"Fearlessness is the first requirement of spirituality. Cowards can never be moral." -- Mahatma Gandhi

Tuesday, March 1, 2011

Is It Good, or Bad?

"Nothing," Shakespeare observed, "is good or bad, but our thinking makes it so." This truism, from Act II, Scene II of "Hamlet" is one of Shakespeare's most famous lines. It is an original line, but the essence of its meaning is expressed over and over in stories that can be tracked back into the mists of time.

The ancient Ashtavakra Gita - "Gita" meaning "song" in Sanskrit - notes that, "If one thinks of oneself as free, one is free, and if one thinks of oneself as bound, one is bound. Here this saying is true, "Thinking makes it so."

In a very real way, it is our thinking and our perception (quantum scientists would say our conscious observation) that 'crystallizes' our world and our 'reality.' If we judge that reality to be "good," it is "good." If we judge it as "bad," it is "bad." This point is the essential teaching of a traditional Taoist parable:
An old farmer had worked his crops for many years with the help of his wife and his only son. His only possession of any worth was the horse he used to work the fields he rented. And then one day, One day his horse ran away.

The farmer's wife and son were distraught. Upon hearing the news, his neighbors came to visit. "This is terrible," they said. "Such bad luck," they murmured sympathetically.
"Is it good, or is it bad?" the farmer asked. 

Several days later the farmer's horse returned, leading a whole herd of wild horses into the farmer's corral. The farmer's wife and son were ecstatic.
"How wonderful," the farmer's neighbors exclaimed. "you are the richest man in the village!"
"Is this good, or is it bad?" the farmer mused. "We'll see."

The neighbors went away perplexed at the farmer's reaction to such good fortune.

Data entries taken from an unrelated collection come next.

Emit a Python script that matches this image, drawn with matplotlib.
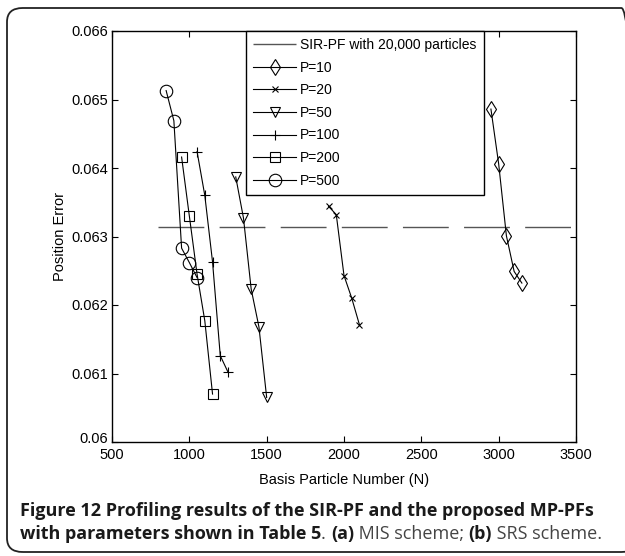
import matplotlib
matplotlib.use('Agg')
import matplotlib.pyplot as plt
import matplotlib.transforms as mtransforms
from matplotlib.patches import FancyBboxPatch

#*************** DATA ***************#
sir_n = [800, 3500]
sir_err = 0.06314

n_p10 = [2950, 3000, 3050, 3100, 3150]
err_p10 = [0.06486, 0.06406, 0.06301, 0.06249, 0.06232]

n_p20 = [1900, 1950, 2000, 2050, 2100]
err_p20 = [0.06344, 0.06332, 0.06243, 0.06210, 0.06171]

n_p50 = [1300, 1350, 1400, 1450, 1500]
err_p50 = [0.06387, 0.06327, 0.06223, 0.06168, 0.06065]

n_p100 = [1050, 1100, 1150, 1200, 1250]
err_p100 = [0.06424, 0.06360, 0.06263, 0.06126, 0.06102]

n_p200 = [950, 1000, 1050, 1100, 1150]
err_p200 = [0.06416, 0.06330, 0.06245, 0.06177, 0.06070]

n_p500 = [850, 900, 950, 1000, 1050]
err_p500 = [0.06513, 0.06469, 0.06283, 0.06262, 0.06240]

xticks = [500, 1000, 1500, 2000, 2500, 3000, 3500]
yticks = [0.06, 0.061, 0.062, 0.063, 0.064, 0.065, 0.066]
ytick_labels = ['0.06', '0.061', '0.062', '0.063', '0.064', '0.065', '0.066']

plt.rcParams['font.family'] = ['Liberation Sans', 'DejaVu Sans']

W, H = 625, 556
fig = plt.figure(figsize=(W / 100., H / 100.), dpi=100)

# outer rounded frame (right side runs off the picture)
frame = FancyBboxPatch((7. / W, 1 - 552. / H), 630. / W, 544. / H,
                       boxstyle="round,pad=0,rounding_size=0.025",
                       transform=fig.transFigure, fill=False,
                       edgecolor='#222222', linewidth=1.3, clip_on=False)
fig.patches.append(frame)

ax = fig.add_axes([112. / W, 1 - 442. / H, 464. / W, 411. / H])

ax.plot(sir_n, [sir_err, sir_err], color='#555555', lw=1.0,
        dashes=(33, 11), label='SIR-PF with 20,000 particles')

lw = 0.8
mk = dict(color='black', lw=lw, mfc='none', mec='black', mew=0.8)
ax.plot(n_p10, err_p10, marker='d', ms=8, label='P=10', **mk)
ax.plot(n_p20, err_p20, marker='x', ms=4, label='P=20', **mk)
ax.plot(n_p50, err_p50, marker='v', ms=7, label='P=50', **mk)
ax.plot(n_p100, err_p100, marker='+', ms=7, label='P=100', **mk)
ax.plot(n_p200, err_p200, marker='s', ms=6.5, label='P=200', **mk)
ax.plot(n_p500, err_p500, marker='o', ms=9, label='P=500', **mk)

ax.set_xlim(500, 3500)
ax.set_ylim(0.06, 0.066)
ax.set_xticks(xticks)
ax.set_yticks(yticks)
ax.set_yticklabels(ytick_labels)
ax.tick_params(direction='in', length=4, width=0.8, top=True, right=True,
               labelsize=10.5)
ax.tick_params(axis='x', pad=4)
ax.tick_params(axis='y', pad=3)
for s in ax.spines.values():
    s.set_linewidth(1.0)

# nudge the bottom y label up a little, like the original
fig.canvas.draw()
lab0 = ax.get_yticklabels()[0]
lab0.set_transform(lab0.get_transform() +
                   mtransforms.ScaledTranslation(0, 3 / 72., fig.dpi_scale_trans))

ax.set_xlabel('Basis Particle Number (N)', fontsize=10.5, labelpad=8)
ax.set_ylabel('Position Error', fontsize=10.5, labelpad=3)

leg = ax.legend(loc='upper left', bbox_to_anchor=(0.289, 1.0),
                borderaxespad=0, fontsize=10, handlelength=3.1,
                handletextpad=0.3, labelspacing=0.62, borderpad=0.5,
                fancybox=False, framealpha=1, edgecolor='black')
leg.get_frame().set_linewidth(1.0)

# caption with mixed weights
def draw_pieces(x, y, pieces, size):
    r = fig.canvas.get_renderer()
    for s, w, c in pieces:
        t = fig.text(x, y, s, fontsize=size, fontweight=w, color=c,
                     family=['Open Sans', 'DejaVu Sans'], va='center')
        bb = t.get_window_extent(r)
        x += bb.width / float(W)

cap_size = 13
draw_pieces(20. / W, 1 - 511. / H,
            [('Figure 12 Profiling results of the SIR-PF and the proposed MP-PFs',
              'bold', '#1a1a1a')], cap_size)
draw_pieces(20. / W, 1 - 534. / H,
            [('with parameters shown in Table 5', 'bold', '#1a1a1a'),
             ('. ', 'normal', '#444444'),
             ('(a)', 'bold', '#1a1a1a'),
             (' MIS scheme; ', 'normal', '#444444'),
             ('(b)', 'bold', '#1a1a1a'),
             (' SRS scheme.', 'normal', '#444444')], cap_size)

fig.savefig('out.png', dpi=100)
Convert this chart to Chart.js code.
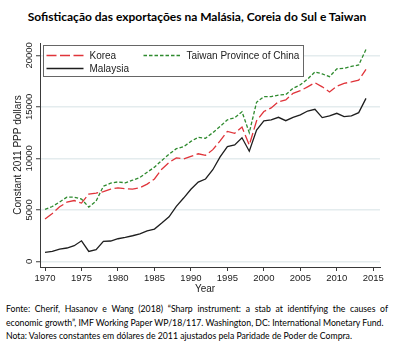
<!DOCTYPE html>
<html>
<head>
<meta charset="utf-8">
<script src="https://cdn.jsdelivr.net/npm/chart.js@4"></script>
<style>
  body { margin: 0; background: #fff; width: 394px; height: 346px; overflow: hidden; position: relative; }
  #titulo { position: absolute; top: 9px; left: 0; width: 394px; text-align: center;
    font: bold 12px Lato, sans-serif; color: #000; }
  #grafico { position: absolute; top: 0; left: 0; }
  #fonte { position: absolute; top: 302px; left: 6px; width: 382px;
    font: 8.7px Lato, sans-serif; line-height: 13.5px; color: #000; white-space: nowrap; }
  #fonte .j { text-align: justify; text-align-last: justify; white-space: normal; }
</style>
</head>
<body>
<div id="titulo">Sofisticação das exportações na Malásia, Coreia do Sul e Taiwan</div>
<canvas id="grafico" width="394" height="300"></canvas>
<div id="fonte">
  <div class="j">Fonte: Cherif, Hasanov e Wang (2018) “Sharp instrument: a stab at identifying the causes of</div>
  <div>economic growth”, IMF Working Paper WP/18/117. Washington, DC: International Monetary Fund.</div>
  <div>Nota: Valores constantes em dólares de 2011 ajustados pela Paridade de Poder de Compra.</div>
</div>
<script>
years = [1970,1971,1972,1973,1974,1975,1976,1977,1978,1979,
         1980,1981,1982,1983,1984,1985,1986,1987,1988,1989,
         1990,1991,1992,1993,1994,1995,1996,1997,1998,1999,
         2000,2001,2002,2003,2004,2005,2006,2007,2008,2009,
         2010,2011,2012,2013,2014]

korea = [4110,4650,5300,5750,5910,5660,6540,6630,6770,7020,
         7140,7060,7010,7140,7500,8000,8950,9600,10050,9950,
         10200,10450,10300,10850,11700,12620,12440,13050,11300,13650,
         14550,14900,15500,15670,16320,16570,16950,17350,16950,16450,
         17000,17290,17420,17600,18640]

taiwan = [5050,5330,5770,6240,6240,6050,5270,5860,7300,7600,
          7720,7630,7880,8150,8650,9150,9800,10400,10950,11140,
          11650,12050,11960,12500,13100,13750,13950,14530,12500,15450,
          16000,16000,16150,16200,16800,17150,17700,18400,18200,17930,
          18700,18740,18930,19070,20580]

malaysia = [870,970,1200,1300,1520,2000,970,1130,1940,1980,
            2200,2330,2490,2680,2970,3140,3720,4330,5350,6150,
            7000,7700,8000,8900,10150,11150,11300,12000,10700,12750,
            13650,13730,13990,13660,13990,14220,14600,14770,13960,14120,
            14380,14050,14120,14440,15830]

xTicks = [1970,1975,1980,1985,1990,1995,2000,2005,2010,2015]
yTicks = [0,5000,10000,15000,20000]

eixo = '#3a3a3a'

function pts(vals){ return years.map((yr,i)=>({x: yr, y: vals[i]})) }

// tick labels (y ones rotated, Stata style), x title and the legend box
const extras = {
  id: 'extras',
  afterDraw(chart){
    const ctx = chart.ctx
    const ca = chart.chartArea
    const xs = chart.scales.x, ys = chart.scales.y
    ctx.save()
    ctx.fillStyle = '#222'
    ctx.font = '9.5px "Liberation Sans"'
    ctx.textAlign = 'center'
    ctx.textBaseline = 'middle'
    yTicks.forEach(v=>{
      ctx.save()
      ctx.translate(29, ys.getPixelForValue(v))
      ctx.rotate(-Math.PI/2)
      ctx.fillText(String(v), 0, 0)
      ctx.restore()
    })
    xTicks.forEach(v=>{
      ctx.fillText(String(v), xs.getPixelForValue(v), ca.bottom + 11.5)
    })
    ctx.font = '10px "Liberation Sans"'
    ctx.fillText('Year', ca.left + 165, ca.bottom + 22)

    // legend
    const bx = ca.left + 3.5, by = ca.top + 2.5
    ctx.fillStyle = '#fff'
    ctx.fillRect(bx, by, 260, 31)
    ctx.strokeStyle = '#666'
    ctx.lineWidth = 1
    ctx.strokeRect(bx, by, 260, 31)
    const slots = [[bx+3, by+10], [bx+100, by+10], [bx+3, by+23]]
    ctx.textAlign = 'left'
    chart.data.datasets.forEach((ds,i)=>{
      const [sx, sy] = slots[i]
      ctx.beginPath()
      ctx.setLineDash(ds.borderDash || [])
      ctx.strokeStyle = ds.borderColor
      ctx.lineWidth = ds.borderWidth
      ctx.moveTo(sx, sy)
      ctx.lineTo(sx+37, sy)
      ctx.stroke()
      ctx.setLineDash([])
      ctx.fillStyle = '#222'
      ctx.fillText(ds.label, sx+43, sy+0.5)
    })
    ctx.restore()
  }
}

chart = new Chart(document.getElementById('grafico'), {
  type: 'line',
  data: {
    datasets: [
      {label: 'Korea', data: pts(korea), borderColor: '#e0343a', borderWidth: 1.3, borderDash: [10,3.5], pointRadius: 0, tension: 0},
      {label: 'Taiwan Province of China', data: pts(taiwan), borderColor: '#2e8a2e', borderWidth: 1.3, borderDash: [3.5,2], pointRadius: 0, tension: 0},
      {label: 'Malaysia', data: pts(malaysia), borderColor: '#1e1e1e', borderWidth: 1.3, pointRadius: 0, tension: 0}
    ]
  },
  options: {
    responsive: false,
    animation: false,
    layout: {padding: {top: 43, right: 14, left: 0, bottom: 4}},
    plugins: {legend: {display: false}, tooltip: {enabled: false}},
    scales: {
      x: {
        type: 'linear',
        min: 1969.31,
        max: 2015.92,
        afterBuildTicks: s => { s.ticks = xTicks.map(v=>({value: v})) },
        afterFit: s => { s.height = 29 },
        grid: {drawOnChartArea: false, tickLength: 4, tickColor: eixo},
        border: {color: eixo},
        ticks: {display: false}
      },
      y: {
        min: -544,
        max: 21204,
        afterBuildTicks: s => { s.ticks = yTicks.map(v=>({value: v})) },
        afterFit: s => { s.width = 40 },
        grid: {color: '#e4ecee', lineWidth: 1.5, tickLength: 4, tickColor: eixo, tickWidth: 1},
        border: {color: eixo},
        ticks: {display: false},
        title: {display: true, text: 'Constant 2011 PPP dollars', font: {family: 'Liberation Sans', size: 10}, color: '#222', padding: {top: 12, bottom: 0}}
      }
    }
  },
  plugins: [extras]
})
</script>
</body>
</html>
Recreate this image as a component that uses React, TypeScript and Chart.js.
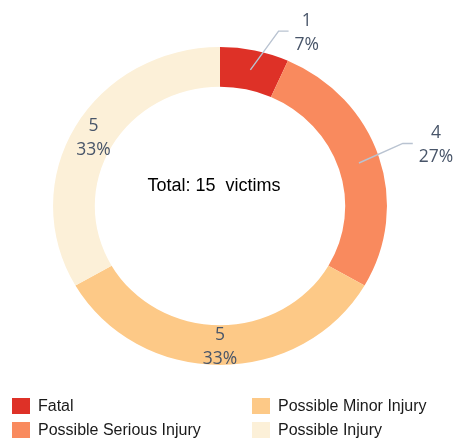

The following day, his son tried to ride one of the untamed horses, was thrown, and broke his leg. The farmer's wife was unconsolable, sobbing and rubbing ashes over her head and face. The neighbors again came to offer their sympathy on the farmer's misfortune. "This is awful," they exclaimed. "Such a great misfortune."


"Is this good, or is this bad?" the farmer mused." "I just don't know," he said, resignedly. "We'll see."

The neighbors left the farmer, commenting amongst themselves at just how callous the farmer was regarding this grave injury to his only son.

The day after, military officials came to the village and drafted all the young men of the village to fight in a battle few would return from. Seeing that the son's leg was broken, they passed him by. The neighbors congratulated the farmer on how well things had turned out after all

"We'll see" said the farmer.
The farmer was, indeed, dispassionate in the truest sense of the word. He neither suffered from seeming bad news, nor rejoiced for the seeming good. He accepted without judgment life as it presented itself, free of attachment to the course of events.

In a similar story from the Zen Buddhist tradition, the same unattached dispassion is exemplified.
A beautiful girl in the village was pregnant. Her angry parents demanded to know who was the father. At first resistant to confess, the anxious and embarrassed girl finally pointed to Hakuin, the Zen master whom everyone previously revered for living such a pure life.

When the outraged parents confronted Hakuin with their daughter's accusation, he simply replied "Is that so?"

When the child was born, the parents brought it to the Hakuin, who now was viewed as a pariah by the whole village. They demanded that he take care of the child since it was his responsibility.

"Is that so?" Hakuin said calmly as he accepted the child.


For many months he took very good care of the child, until the daughter could no longer withstand the lie she had told. She confessed that the real father was a young man in the village whom she had tried to protect.

The parents immediately went to Hakuin to see if he would return the baby. With profuse apologies they explained what had happened.

"Is that so?" Hakuin said as he handed them the child.

The point is nothing is 'good' or 'bad,' per se. It is our self-centered judgment that imbues everything with its seeming 'goodness' or 'badness.' In doing so, we create our own suffering. "Judge not, lest ye be judged," Jesus cautioned us. He did not mention that we are, the judge, jury and executioner, when we do so.